* _TASK_: Review the material line by line. Identify and copy every line that contains the string "this".

* _PROVIDED RECORDS_:
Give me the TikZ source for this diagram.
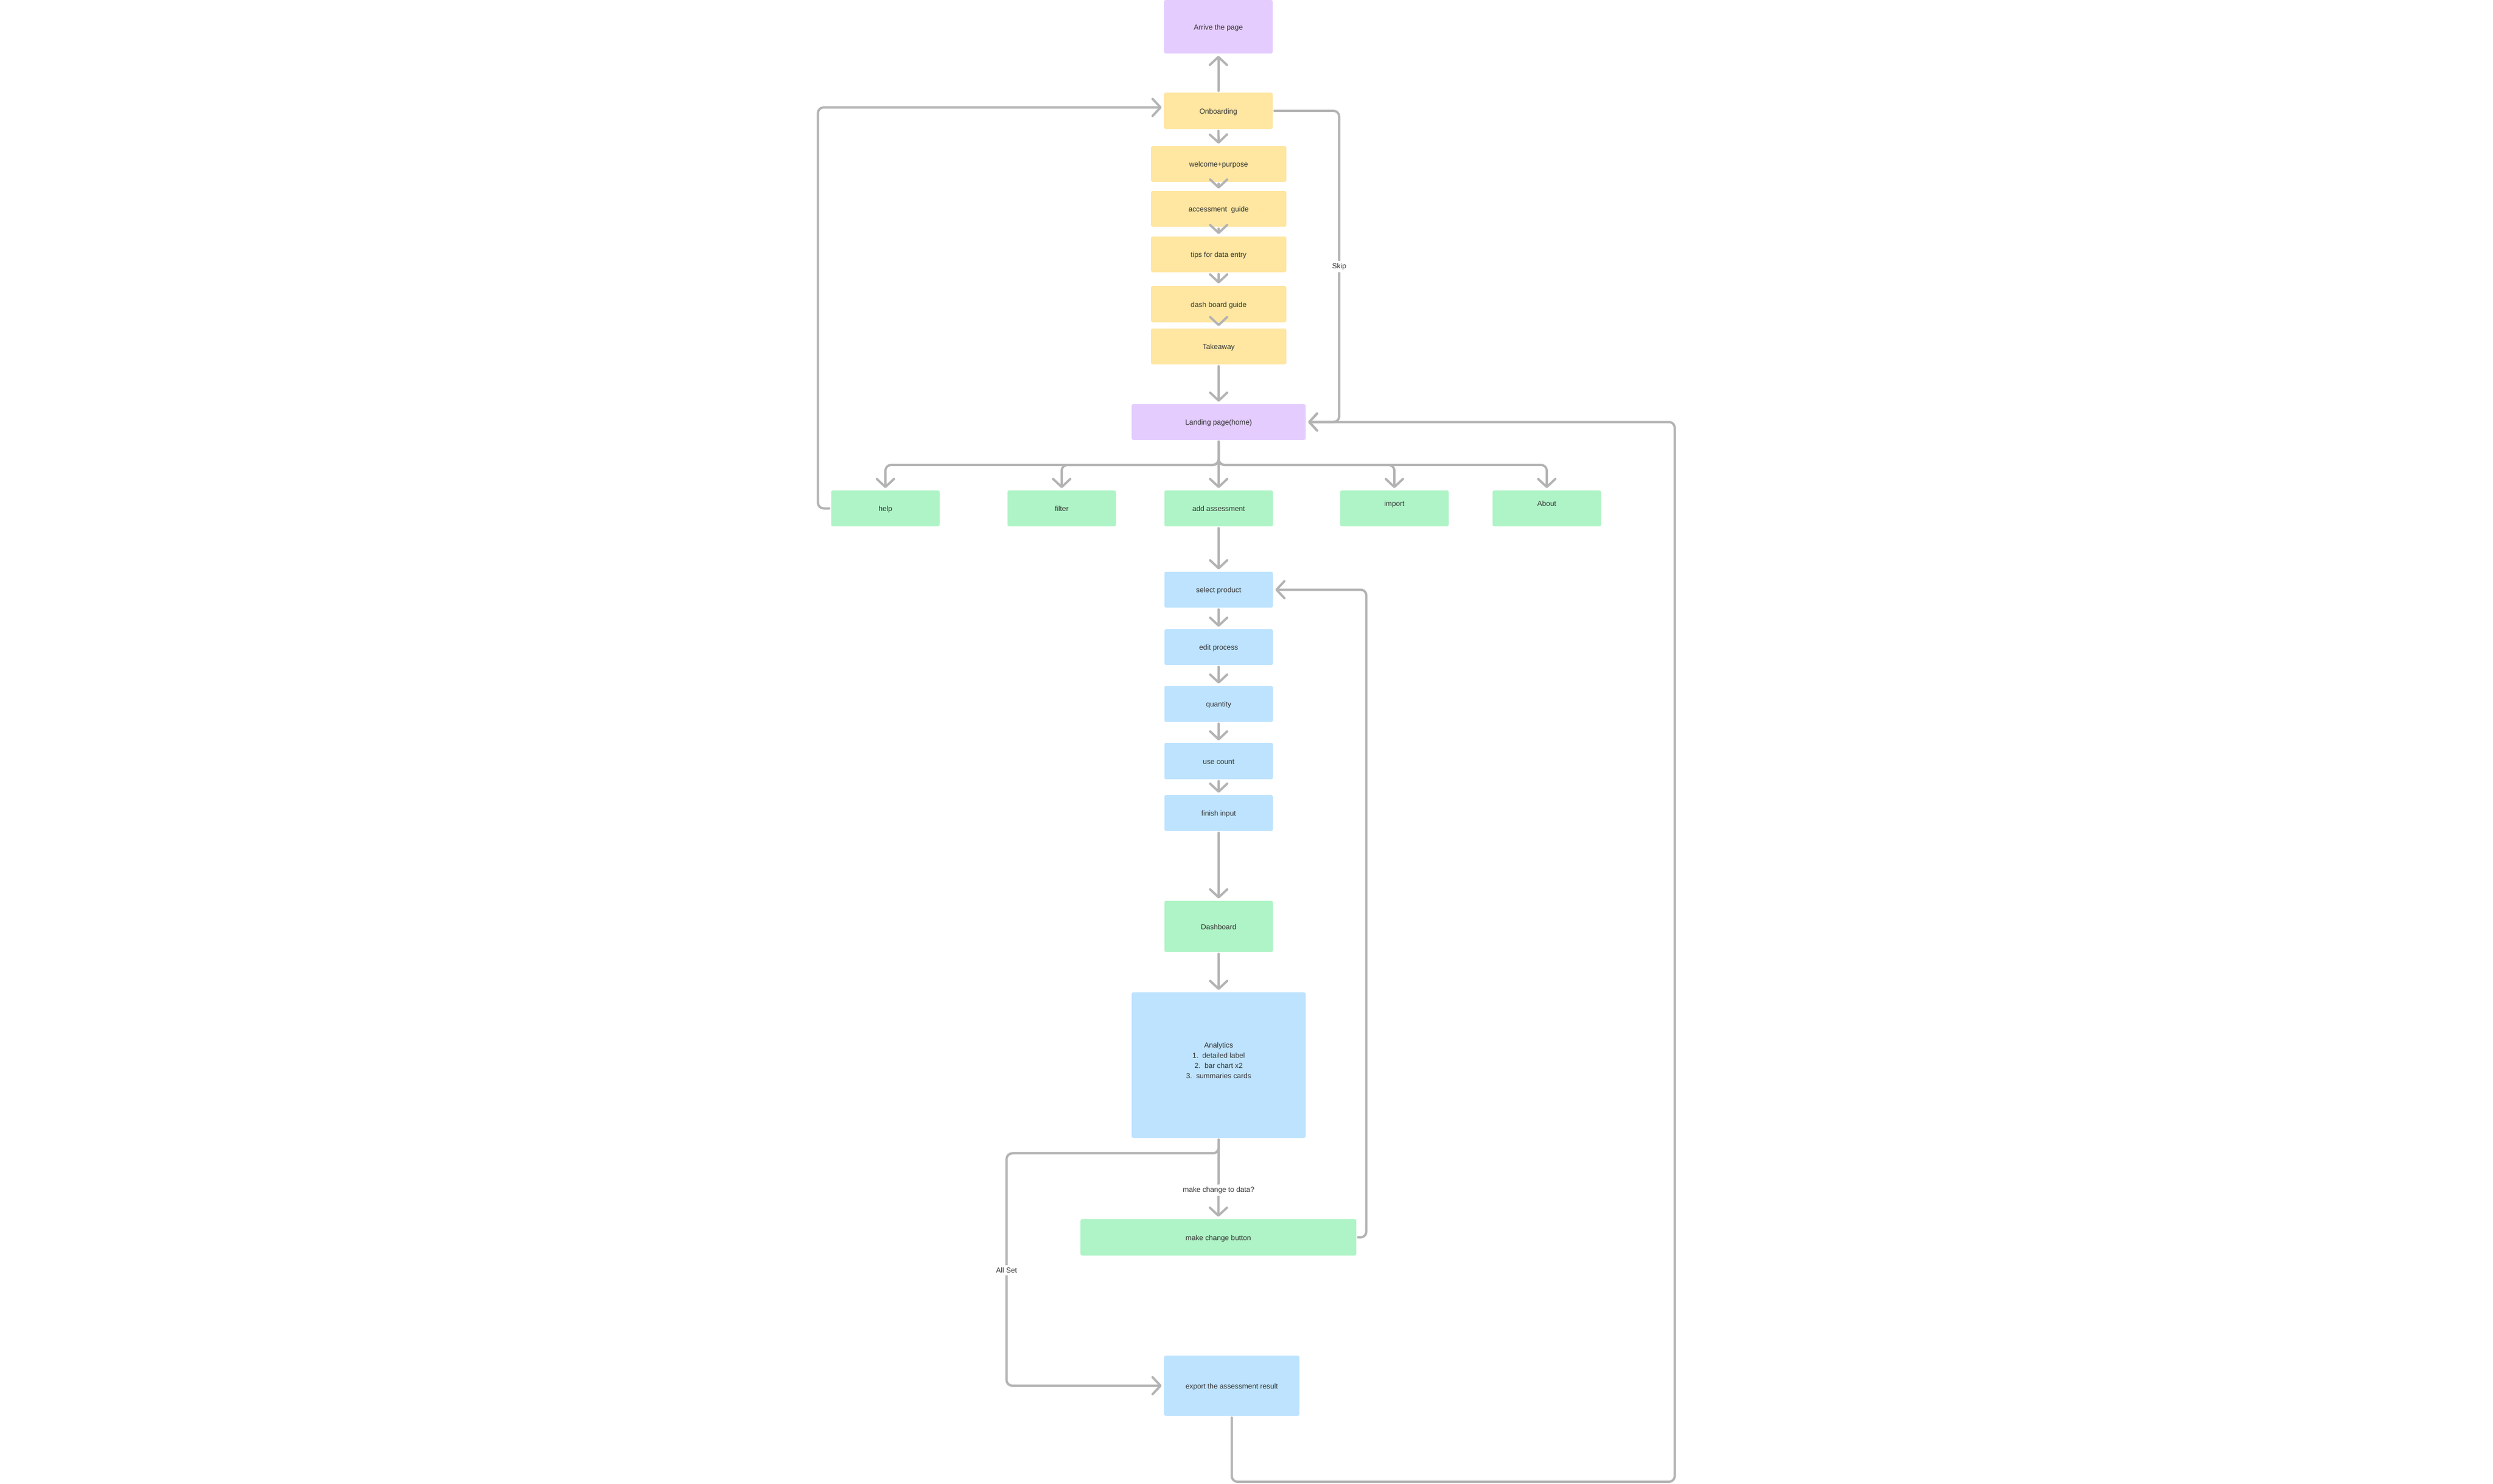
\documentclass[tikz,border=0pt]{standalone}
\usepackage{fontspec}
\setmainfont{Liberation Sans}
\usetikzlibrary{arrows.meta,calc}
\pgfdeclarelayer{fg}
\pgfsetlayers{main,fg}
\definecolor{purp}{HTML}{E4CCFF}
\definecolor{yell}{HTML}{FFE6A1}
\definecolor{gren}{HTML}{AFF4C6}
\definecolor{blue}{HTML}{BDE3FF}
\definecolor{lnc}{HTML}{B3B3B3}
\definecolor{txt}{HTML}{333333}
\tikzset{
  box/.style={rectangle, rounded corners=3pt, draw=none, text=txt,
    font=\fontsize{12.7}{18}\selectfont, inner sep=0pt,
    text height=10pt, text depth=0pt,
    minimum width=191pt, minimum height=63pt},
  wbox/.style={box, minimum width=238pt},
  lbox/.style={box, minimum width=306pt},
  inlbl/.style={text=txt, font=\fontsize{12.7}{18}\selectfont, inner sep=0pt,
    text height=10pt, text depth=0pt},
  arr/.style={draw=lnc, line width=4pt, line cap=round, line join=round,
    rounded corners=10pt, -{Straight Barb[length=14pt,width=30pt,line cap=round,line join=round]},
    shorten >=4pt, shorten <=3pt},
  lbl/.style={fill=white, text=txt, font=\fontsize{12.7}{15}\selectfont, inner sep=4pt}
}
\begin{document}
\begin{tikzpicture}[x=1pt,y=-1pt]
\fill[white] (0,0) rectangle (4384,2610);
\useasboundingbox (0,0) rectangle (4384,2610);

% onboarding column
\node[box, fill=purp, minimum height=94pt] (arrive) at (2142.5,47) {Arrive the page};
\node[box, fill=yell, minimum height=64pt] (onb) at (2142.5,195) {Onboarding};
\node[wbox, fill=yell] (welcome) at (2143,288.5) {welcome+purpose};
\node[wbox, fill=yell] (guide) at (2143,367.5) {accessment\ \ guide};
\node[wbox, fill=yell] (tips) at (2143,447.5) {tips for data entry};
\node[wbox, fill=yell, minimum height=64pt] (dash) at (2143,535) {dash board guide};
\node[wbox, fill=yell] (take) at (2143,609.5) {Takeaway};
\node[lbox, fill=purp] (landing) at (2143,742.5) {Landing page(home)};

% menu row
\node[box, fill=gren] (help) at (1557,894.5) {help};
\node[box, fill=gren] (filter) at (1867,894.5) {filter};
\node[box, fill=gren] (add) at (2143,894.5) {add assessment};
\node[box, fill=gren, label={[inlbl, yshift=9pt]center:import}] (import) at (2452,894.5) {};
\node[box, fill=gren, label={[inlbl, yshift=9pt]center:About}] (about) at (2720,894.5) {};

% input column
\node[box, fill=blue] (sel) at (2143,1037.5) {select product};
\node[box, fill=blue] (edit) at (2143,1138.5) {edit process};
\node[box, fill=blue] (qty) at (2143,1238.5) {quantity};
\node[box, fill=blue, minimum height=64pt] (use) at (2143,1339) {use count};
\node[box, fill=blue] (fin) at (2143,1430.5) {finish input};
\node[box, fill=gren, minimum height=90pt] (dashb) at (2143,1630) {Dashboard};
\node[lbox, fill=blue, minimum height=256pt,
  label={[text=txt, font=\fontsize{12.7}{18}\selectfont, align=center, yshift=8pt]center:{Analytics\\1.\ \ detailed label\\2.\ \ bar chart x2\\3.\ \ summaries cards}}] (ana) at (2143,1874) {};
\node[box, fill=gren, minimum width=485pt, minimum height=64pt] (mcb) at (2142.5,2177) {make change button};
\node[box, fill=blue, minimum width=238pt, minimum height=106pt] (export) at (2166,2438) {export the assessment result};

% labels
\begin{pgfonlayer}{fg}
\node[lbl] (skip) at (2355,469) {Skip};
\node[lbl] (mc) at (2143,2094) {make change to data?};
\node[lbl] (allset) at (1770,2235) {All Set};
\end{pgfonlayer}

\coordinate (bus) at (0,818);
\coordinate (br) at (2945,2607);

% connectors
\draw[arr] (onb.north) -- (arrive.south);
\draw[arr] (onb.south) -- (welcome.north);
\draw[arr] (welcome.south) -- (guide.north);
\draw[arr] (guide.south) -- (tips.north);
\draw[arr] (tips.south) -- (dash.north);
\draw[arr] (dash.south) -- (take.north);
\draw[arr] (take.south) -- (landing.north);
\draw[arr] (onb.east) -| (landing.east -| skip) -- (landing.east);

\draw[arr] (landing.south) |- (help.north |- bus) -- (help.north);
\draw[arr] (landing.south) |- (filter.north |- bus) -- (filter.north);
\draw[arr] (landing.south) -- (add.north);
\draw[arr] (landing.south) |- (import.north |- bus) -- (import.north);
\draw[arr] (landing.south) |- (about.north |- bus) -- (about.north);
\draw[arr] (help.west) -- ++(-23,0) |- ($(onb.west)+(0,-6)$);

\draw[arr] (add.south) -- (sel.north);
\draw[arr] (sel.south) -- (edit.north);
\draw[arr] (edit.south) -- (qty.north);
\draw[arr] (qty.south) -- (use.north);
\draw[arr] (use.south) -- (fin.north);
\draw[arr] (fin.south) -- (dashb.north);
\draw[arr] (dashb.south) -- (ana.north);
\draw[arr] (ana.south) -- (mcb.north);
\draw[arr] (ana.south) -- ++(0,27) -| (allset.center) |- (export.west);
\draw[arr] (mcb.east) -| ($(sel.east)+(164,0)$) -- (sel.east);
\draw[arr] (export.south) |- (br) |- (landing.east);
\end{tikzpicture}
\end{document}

--

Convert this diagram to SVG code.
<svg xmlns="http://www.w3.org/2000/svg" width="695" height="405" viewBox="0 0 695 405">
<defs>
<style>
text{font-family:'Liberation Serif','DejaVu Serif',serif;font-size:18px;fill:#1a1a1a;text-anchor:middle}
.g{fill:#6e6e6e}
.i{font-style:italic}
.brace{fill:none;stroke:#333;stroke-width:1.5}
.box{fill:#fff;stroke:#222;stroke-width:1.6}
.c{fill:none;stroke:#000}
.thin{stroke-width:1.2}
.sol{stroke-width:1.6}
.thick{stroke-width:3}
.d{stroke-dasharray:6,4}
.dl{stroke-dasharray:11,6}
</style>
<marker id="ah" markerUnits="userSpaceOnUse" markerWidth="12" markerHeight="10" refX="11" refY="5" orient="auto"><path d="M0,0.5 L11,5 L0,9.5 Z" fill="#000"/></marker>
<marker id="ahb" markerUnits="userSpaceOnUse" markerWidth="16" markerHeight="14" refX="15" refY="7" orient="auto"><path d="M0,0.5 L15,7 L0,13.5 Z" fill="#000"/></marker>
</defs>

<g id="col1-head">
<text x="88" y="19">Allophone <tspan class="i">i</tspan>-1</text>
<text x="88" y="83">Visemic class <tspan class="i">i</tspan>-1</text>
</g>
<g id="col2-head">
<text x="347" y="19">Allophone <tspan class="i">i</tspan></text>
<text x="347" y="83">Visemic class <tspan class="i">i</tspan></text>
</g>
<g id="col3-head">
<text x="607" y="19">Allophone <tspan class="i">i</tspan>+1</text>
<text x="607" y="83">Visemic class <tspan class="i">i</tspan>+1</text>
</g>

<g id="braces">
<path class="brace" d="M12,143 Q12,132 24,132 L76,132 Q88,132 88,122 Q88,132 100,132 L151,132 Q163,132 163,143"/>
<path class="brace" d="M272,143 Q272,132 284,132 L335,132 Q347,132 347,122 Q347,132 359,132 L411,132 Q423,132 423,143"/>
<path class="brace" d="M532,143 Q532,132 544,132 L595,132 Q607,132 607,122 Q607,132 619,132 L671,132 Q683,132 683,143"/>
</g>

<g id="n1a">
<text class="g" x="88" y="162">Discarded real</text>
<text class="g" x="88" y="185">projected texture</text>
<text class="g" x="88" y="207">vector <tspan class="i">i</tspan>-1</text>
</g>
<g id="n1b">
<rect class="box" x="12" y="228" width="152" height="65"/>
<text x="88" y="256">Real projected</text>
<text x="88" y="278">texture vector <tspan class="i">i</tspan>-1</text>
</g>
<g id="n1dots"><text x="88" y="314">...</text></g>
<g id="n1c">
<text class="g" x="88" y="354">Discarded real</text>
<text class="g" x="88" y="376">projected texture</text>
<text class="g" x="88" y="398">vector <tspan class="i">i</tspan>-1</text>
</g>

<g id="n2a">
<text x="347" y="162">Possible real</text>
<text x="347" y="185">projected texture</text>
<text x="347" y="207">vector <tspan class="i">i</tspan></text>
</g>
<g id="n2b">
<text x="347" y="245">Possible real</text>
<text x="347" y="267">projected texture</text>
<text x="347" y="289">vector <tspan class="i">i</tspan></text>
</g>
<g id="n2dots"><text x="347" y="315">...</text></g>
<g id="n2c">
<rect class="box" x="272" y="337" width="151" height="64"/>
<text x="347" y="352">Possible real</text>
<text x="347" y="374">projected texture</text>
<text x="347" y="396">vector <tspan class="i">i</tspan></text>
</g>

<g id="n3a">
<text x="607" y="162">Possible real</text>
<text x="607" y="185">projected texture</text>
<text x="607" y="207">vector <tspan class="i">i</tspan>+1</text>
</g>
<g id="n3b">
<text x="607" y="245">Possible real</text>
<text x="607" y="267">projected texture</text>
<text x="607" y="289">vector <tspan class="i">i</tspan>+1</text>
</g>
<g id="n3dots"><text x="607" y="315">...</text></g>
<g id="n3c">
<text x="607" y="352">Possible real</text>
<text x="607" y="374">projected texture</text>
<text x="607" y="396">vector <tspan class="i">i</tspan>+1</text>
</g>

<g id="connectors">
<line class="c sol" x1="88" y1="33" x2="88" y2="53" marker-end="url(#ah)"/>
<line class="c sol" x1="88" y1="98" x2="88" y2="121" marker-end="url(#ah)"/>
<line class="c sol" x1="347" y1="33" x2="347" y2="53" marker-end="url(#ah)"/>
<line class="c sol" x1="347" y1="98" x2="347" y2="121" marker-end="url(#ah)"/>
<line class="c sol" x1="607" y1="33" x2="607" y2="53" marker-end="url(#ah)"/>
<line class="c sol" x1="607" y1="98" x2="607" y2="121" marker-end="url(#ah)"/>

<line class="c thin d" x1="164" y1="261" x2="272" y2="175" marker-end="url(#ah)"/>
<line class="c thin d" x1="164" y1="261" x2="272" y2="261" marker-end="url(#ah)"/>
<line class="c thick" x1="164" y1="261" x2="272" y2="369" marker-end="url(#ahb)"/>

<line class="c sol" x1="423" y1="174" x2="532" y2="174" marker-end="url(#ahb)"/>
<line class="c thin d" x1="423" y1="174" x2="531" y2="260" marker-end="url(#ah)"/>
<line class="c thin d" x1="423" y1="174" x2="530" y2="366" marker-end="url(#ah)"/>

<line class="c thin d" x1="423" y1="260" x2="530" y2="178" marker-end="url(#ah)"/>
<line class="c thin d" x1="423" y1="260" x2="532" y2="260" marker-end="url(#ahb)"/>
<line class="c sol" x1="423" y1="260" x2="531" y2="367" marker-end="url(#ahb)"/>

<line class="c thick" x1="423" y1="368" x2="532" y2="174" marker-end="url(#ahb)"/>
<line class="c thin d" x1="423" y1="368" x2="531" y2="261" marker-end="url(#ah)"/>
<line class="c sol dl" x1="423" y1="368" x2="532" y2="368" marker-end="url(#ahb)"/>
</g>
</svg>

* _TASK SOLUTION_:
Give me the TikZ source for this diagram.
Convert this diagram to SVG code.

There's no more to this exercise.